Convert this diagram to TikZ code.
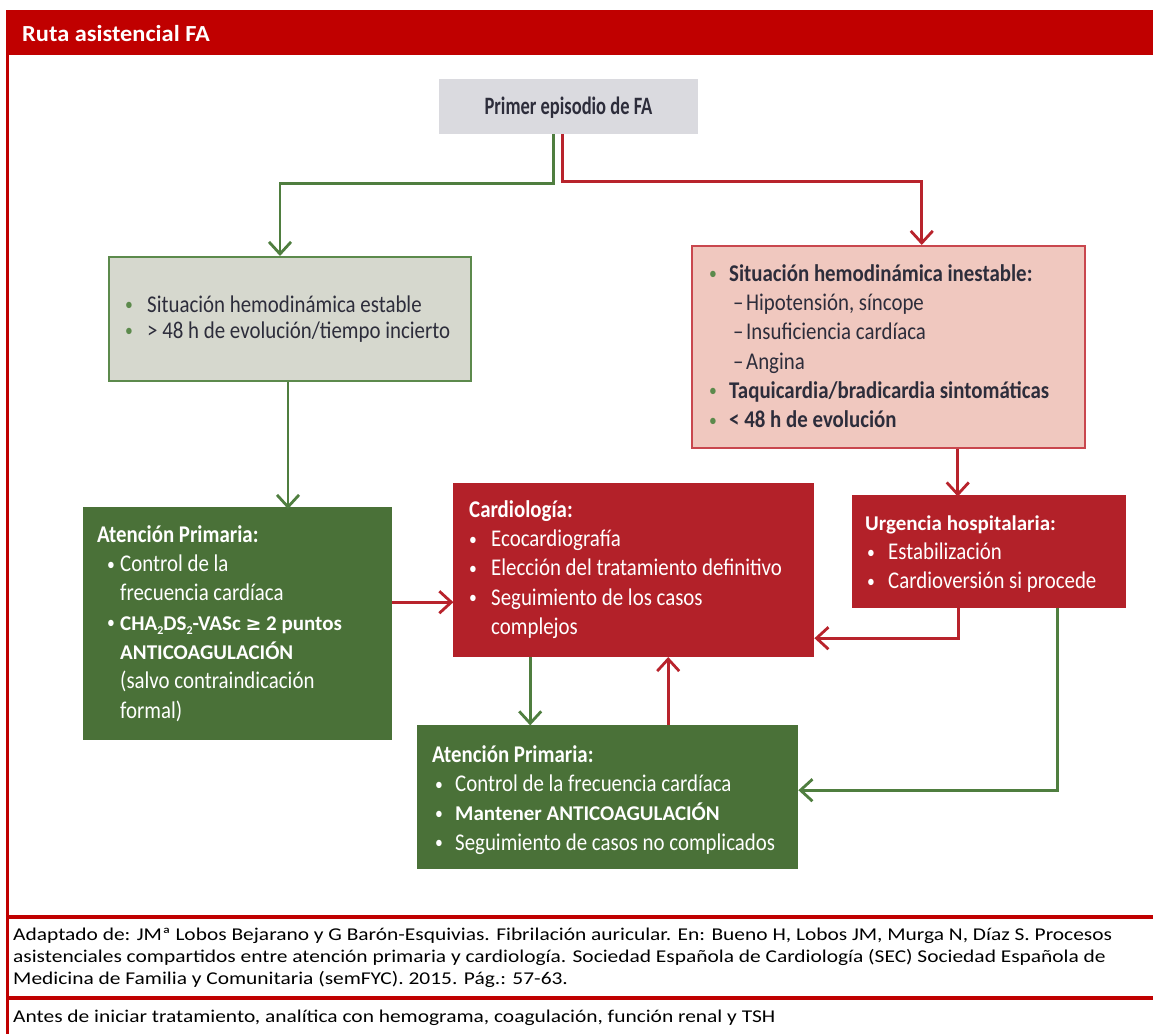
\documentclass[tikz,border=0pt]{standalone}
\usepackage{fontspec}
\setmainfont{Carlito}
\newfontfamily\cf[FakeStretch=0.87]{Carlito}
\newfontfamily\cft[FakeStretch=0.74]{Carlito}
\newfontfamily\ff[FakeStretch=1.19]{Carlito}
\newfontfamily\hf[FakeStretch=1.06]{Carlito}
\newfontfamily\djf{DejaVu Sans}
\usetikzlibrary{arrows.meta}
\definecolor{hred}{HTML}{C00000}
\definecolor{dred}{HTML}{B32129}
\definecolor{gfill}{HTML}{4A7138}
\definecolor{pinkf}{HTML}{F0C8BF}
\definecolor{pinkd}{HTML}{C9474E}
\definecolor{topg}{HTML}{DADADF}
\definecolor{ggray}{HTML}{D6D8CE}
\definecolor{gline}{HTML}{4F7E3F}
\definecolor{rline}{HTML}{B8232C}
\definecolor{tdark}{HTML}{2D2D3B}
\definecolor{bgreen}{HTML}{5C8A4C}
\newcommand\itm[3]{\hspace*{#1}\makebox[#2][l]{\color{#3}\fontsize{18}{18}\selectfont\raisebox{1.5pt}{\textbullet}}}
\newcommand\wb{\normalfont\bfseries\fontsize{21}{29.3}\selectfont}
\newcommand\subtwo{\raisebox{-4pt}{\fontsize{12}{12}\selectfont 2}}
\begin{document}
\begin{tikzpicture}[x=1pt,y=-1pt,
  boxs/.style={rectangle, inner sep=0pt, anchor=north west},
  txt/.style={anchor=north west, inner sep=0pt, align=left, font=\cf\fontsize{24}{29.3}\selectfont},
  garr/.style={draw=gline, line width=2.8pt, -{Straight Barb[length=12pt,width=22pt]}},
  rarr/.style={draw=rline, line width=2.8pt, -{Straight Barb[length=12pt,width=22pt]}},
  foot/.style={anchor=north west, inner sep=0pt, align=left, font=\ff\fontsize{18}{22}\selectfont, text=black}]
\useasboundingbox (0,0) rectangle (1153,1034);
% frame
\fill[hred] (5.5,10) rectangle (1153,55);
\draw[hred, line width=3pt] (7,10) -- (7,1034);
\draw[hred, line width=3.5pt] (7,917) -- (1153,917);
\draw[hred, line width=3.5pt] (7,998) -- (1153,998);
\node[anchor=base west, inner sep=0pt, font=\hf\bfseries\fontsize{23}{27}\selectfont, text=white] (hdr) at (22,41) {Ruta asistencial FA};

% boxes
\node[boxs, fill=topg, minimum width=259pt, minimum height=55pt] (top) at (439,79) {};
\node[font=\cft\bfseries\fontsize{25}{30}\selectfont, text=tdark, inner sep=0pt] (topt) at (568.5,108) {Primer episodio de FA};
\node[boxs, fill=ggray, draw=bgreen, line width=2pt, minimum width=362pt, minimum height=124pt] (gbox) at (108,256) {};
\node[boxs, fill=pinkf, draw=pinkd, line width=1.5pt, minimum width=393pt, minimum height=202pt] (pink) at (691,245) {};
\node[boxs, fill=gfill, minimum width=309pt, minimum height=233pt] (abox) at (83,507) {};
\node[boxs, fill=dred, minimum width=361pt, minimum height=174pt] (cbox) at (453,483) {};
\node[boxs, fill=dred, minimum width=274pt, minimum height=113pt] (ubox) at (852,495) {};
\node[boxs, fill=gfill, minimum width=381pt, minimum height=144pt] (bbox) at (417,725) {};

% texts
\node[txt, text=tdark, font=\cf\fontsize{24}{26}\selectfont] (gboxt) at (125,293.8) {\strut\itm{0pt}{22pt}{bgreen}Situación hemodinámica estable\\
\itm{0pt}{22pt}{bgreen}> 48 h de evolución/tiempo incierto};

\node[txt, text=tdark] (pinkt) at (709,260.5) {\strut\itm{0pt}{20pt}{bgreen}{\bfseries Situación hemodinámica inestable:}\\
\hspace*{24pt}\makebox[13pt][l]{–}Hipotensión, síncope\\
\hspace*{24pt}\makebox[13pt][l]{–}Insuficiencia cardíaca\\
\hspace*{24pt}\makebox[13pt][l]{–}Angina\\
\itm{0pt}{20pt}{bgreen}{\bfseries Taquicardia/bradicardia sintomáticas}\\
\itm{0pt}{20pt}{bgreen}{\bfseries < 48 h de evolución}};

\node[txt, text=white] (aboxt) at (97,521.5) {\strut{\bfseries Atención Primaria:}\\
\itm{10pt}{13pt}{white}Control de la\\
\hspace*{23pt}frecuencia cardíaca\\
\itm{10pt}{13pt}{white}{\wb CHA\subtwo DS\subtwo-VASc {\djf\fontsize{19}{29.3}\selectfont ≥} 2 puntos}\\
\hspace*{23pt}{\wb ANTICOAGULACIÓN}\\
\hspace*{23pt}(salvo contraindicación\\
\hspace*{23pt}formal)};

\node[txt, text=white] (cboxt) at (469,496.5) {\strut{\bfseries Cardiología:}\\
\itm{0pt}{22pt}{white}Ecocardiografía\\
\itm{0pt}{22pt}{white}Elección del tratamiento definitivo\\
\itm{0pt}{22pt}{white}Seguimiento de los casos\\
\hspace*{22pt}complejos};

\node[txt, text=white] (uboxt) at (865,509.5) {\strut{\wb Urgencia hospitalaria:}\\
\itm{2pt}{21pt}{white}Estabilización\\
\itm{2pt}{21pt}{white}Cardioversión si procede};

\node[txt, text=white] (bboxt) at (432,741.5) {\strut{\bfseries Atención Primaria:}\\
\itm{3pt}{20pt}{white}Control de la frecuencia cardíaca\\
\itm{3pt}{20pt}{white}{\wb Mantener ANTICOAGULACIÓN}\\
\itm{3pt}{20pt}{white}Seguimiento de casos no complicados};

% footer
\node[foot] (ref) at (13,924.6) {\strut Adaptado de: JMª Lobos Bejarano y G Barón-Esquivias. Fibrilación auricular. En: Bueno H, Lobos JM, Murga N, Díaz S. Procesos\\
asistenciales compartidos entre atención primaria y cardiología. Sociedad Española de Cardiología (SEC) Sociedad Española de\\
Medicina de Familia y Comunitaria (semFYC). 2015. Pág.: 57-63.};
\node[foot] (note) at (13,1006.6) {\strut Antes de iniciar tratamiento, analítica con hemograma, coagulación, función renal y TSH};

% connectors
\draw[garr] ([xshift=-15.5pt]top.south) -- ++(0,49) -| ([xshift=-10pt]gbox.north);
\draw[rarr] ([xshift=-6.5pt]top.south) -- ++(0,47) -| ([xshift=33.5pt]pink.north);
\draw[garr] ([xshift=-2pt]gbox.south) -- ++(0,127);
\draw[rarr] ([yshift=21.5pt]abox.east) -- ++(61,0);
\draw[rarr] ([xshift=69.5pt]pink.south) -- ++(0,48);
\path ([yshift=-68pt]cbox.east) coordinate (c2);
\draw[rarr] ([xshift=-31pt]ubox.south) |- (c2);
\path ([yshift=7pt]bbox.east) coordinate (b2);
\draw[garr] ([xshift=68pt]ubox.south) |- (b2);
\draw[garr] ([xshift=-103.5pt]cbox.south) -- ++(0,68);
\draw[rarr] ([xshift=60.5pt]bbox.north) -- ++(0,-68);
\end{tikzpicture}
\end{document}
· · · · ·
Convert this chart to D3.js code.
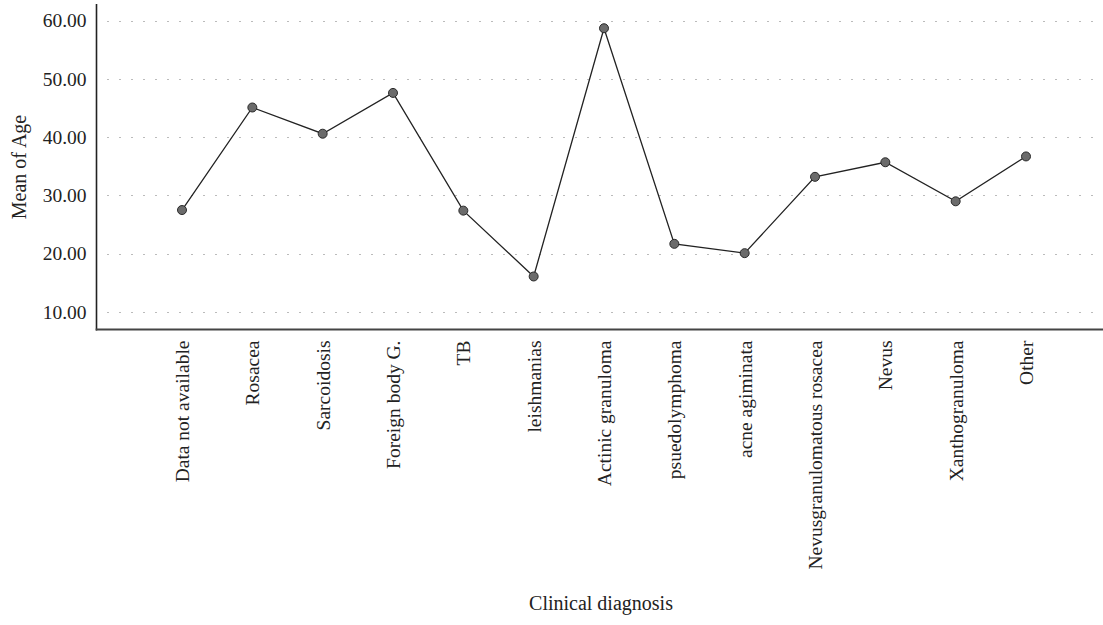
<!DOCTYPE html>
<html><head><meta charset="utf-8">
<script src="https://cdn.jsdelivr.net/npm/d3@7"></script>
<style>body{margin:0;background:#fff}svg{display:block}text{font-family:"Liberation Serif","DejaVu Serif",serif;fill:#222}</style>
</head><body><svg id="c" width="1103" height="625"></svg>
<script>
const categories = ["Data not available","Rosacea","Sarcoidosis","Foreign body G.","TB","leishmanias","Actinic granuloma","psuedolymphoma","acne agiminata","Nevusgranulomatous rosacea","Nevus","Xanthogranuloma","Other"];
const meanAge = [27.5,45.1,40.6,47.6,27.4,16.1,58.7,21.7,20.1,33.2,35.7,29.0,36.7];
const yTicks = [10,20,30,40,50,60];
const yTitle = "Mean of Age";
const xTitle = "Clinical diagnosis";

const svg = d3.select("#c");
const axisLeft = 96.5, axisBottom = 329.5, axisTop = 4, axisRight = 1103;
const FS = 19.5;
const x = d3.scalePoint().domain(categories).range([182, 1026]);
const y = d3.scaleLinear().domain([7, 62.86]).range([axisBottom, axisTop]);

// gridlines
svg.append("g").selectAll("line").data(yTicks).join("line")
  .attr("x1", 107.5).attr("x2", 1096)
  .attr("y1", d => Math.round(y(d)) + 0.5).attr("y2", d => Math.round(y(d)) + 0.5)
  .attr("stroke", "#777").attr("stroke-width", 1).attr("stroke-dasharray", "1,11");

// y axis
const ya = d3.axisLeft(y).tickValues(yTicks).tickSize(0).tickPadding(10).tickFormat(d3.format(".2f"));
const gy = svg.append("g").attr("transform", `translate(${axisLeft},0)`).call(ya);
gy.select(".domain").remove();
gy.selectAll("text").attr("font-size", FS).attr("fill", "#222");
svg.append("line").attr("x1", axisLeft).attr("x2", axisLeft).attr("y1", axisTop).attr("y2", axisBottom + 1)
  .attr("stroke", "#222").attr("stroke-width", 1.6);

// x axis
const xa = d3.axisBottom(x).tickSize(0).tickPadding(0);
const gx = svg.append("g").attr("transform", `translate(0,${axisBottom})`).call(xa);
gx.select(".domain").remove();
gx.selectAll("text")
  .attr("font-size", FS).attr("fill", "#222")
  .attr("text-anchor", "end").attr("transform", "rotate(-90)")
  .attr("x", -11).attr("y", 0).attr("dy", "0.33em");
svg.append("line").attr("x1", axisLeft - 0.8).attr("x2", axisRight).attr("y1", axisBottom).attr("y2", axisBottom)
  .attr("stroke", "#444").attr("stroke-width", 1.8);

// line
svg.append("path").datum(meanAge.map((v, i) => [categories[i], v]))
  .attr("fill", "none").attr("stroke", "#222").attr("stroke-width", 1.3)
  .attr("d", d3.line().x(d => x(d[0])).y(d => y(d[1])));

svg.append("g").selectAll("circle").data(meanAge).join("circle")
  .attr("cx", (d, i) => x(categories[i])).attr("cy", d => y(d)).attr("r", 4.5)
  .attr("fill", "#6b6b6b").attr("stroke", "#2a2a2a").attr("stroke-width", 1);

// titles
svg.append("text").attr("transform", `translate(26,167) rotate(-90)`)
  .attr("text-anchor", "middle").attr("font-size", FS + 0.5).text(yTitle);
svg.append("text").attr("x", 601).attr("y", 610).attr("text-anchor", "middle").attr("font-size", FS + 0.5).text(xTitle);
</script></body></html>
· · · · ·
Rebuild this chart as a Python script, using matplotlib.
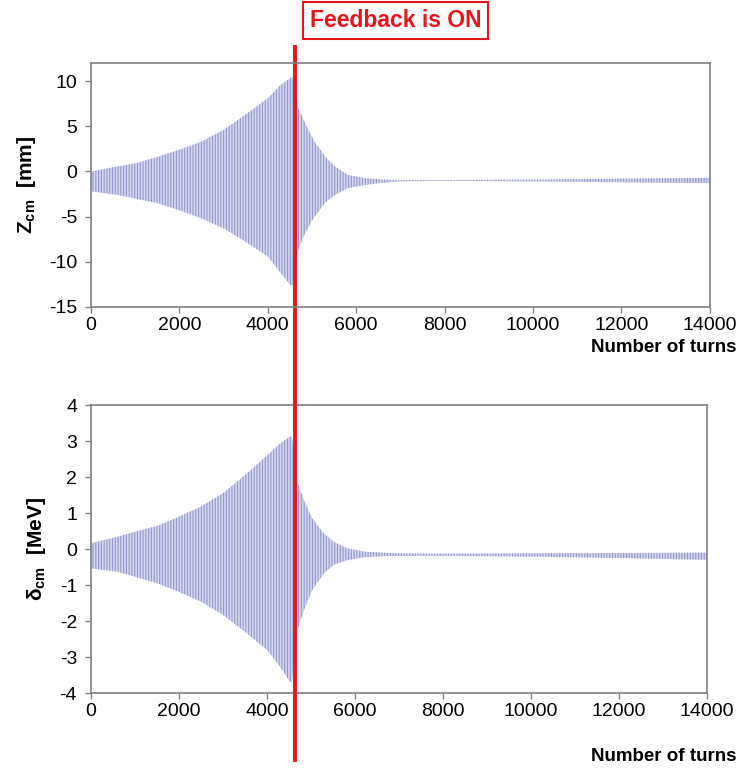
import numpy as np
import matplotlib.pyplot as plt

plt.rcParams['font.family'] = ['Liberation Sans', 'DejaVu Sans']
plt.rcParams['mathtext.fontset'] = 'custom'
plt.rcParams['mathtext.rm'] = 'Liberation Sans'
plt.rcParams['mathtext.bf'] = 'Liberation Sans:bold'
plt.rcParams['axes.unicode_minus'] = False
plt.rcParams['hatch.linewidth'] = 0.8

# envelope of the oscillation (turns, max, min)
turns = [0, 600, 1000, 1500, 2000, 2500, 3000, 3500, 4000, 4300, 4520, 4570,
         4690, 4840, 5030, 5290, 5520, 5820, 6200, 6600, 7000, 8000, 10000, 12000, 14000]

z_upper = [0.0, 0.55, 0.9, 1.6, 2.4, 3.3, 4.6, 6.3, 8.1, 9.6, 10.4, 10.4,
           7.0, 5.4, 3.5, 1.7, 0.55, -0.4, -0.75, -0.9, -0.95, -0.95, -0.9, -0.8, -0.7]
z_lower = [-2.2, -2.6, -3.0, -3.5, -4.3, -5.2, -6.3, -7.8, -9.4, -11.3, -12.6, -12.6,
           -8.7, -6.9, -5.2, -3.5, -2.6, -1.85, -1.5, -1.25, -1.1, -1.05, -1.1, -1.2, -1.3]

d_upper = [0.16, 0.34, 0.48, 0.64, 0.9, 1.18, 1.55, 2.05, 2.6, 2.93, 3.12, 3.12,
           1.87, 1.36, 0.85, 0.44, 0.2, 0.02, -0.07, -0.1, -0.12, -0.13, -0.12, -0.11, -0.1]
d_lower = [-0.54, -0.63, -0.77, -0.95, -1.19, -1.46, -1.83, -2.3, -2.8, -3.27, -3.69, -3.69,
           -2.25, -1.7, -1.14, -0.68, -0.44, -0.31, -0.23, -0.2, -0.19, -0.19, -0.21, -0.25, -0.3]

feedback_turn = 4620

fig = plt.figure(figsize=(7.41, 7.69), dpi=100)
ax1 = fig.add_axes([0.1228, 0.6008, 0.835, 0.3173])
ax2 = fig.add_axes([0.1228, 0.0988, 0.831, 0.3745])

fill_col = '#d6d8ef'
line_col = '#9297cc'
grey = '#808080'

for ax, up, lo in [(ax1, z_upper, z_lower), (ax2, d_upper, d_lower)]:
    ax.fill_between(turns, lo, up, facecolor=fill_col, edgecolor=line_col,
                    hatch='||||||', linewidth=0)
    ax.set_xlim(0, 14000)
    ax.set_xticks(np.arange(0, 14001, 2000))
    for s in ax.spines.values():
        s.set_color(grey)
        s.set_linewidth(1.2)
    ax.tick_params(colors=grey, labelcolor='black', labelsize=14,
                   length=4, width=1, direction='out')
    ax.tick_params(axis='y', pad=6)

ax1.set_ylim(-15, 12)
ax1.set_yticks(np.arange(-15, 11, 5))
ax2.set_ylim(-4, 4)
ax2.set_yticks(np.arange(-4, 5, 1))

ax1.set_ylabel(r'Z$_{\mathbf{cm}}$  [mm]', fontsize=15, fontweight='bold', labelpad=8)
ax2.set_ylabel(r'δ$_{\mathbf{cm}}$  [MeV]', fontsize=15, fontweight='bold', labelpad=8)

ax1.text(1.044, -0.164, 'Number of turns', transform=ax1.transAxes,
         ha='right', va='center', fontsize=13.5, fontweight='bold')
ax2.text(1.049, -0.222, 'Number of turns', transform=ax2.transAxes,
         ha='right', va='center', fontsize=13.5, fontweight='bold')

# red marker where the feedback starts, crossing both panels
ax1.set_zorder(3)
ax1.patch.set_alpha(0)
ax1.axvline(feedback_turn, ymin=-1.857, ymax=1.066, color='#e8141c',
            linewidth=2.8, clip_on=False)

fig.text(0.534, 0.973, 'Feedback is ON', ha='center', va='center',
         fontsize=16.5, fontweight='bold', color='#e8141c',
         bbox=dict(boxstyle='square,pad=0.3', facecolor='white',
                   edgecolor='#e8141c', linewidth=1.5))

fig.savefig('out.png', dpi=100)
· · · · ·
=== Short task ===
Starting at the line containing "Rebuild this chart" and stopping after the line containing "-1.1, -1.2, -1.3]", give the lines again exactly and leave out every image.

=== Correct output ===
Rebuild this chart as a Python script, using matplotlib.
import numpy as np
import matplotlib.pyplot as plt

plt.rcParams['font.family'] = ['Liberation Sans', 'DejaVu Sans']
plt.rcParams['mathtext.fontset'] = 'custom'
plt.rcParams['mathtext.rm'] = 'Liberation Sans'
plt.rcParams['mathtext.bf'] = 'Liberation Sans:bold'
plt.rcParams['axes.unicode_minus'] = False
plt.rcParams['hatch.linewidth'] = 0.8

# envelope of the oscillation (turns, max, min)
turns = [0, 600, 1000, 1500, 2000, 2500, 3000, 3500, 4000, 4300, 4520, 4570,
         4690, 4840, 5030, 5290, 5520, 5820, 6200, 6600, 7000, 8000, 10000, 12000, 14000]

z_upper = [0.0, 0.55, 0.9, 1.6, 2.4, 3.3, 4.6, 6.3, 8.1, 9.6, 10.4, 10.4,
           7.0, 5.4, 3.5, 1.7, 0.55, -0.4, -0.75, -0.9, -0.95, -0.95, -0.9, -0.8, -0.7]
z_lower = [-2.2, -2.6, -3.0, -3.5, -4.3, -5.2, -6.3, -7.8, -9.4, -11.3, -12.6, -12.6,
           -8.7, -6.9, -5.2, -3.5, -2.6, -1.85, -1.5, -1.25, -1.1, -1.05, -1.1, -1.2, -1.3]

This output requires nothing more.